Until the end of the last century, in England local and national policy was mostly based on clear boundaries between the fields of education, childcare and social care. These divisions were apparent at many levels: conceptual, professional, organisational, and in relation to training and education. However, over the last decade there has been an administrative reorganisation of responsibility for children's services and a shift in how we envisage provision for children and young people. The following are all of relevance for the subject of social pedagogy:

• Responsibility for childcare (for working parents) and social care (for children in need including those in need of protection) has moved from the Department of Health to what is now the Department for Children, Schools and Families, with:

• responsibility for early years education and childcare, out-of-school care, child
protection and schooling;

• a Children's Workforce Unit and a School's Workforce Unit;

• structural links to other government departments.

• Integrated structures such as Children's Trusts, and local authority Children's
Departments, and comprehensive provision - Children's Centres and extended
services delivered through schools - have been introduced.

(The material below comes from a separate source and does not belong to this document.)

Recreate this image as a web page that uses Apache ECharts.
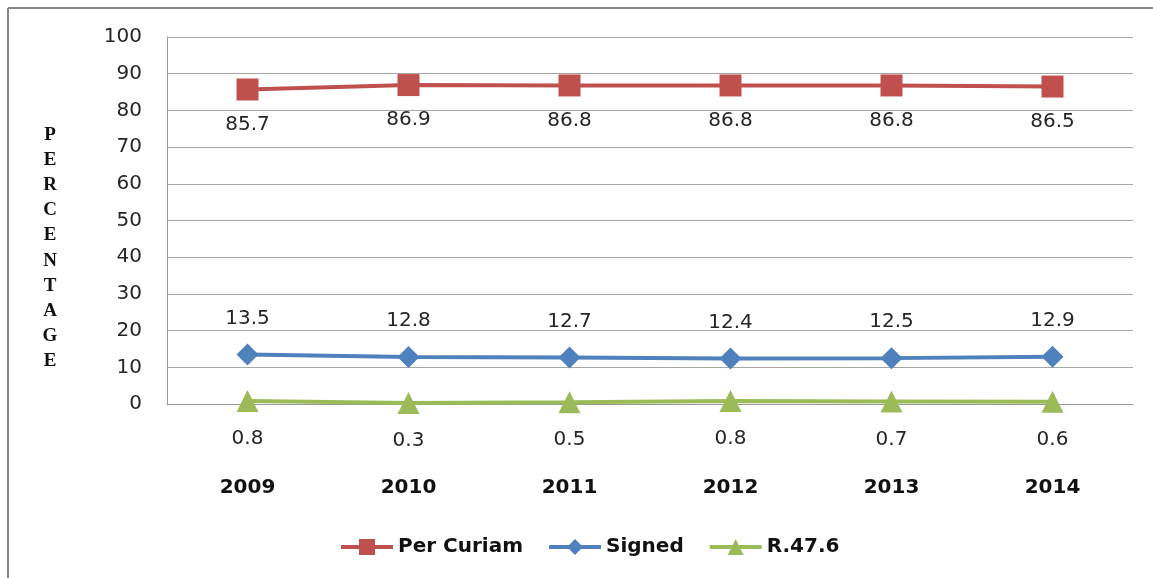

• Parenting and family support has a central role, across government departments. For
example, Every Child Matters (DfES, 2003) and the Children's Plan (DCSF, 2008),
have emphasised what is called progressive universalism: ‘support for all, with more
support for those who need it most' (Balls, 2007). Within this conceptual approach,
there is a need for child welfare, childcare, parenting and family support, education and
health services to work more closely together. The approach also requires the different
occupations involved to be more interconnected, with a core training for workers
across the children and young people's sector.

This is a time when the borders and relations between different types of services are changing, workforce issues are to the fore, and there is a desire to find new approaches. Not least, children are being seen as persons in their own right, rather than as ‘problems' to be managed. With these changing directions comes the opportunity to seek fresh options and to identify the best possibilities for realising government's intentions. One model for work in the children's sector is that of pedagogy, with workers, whatever their job titles, seen primarily as pedagogues.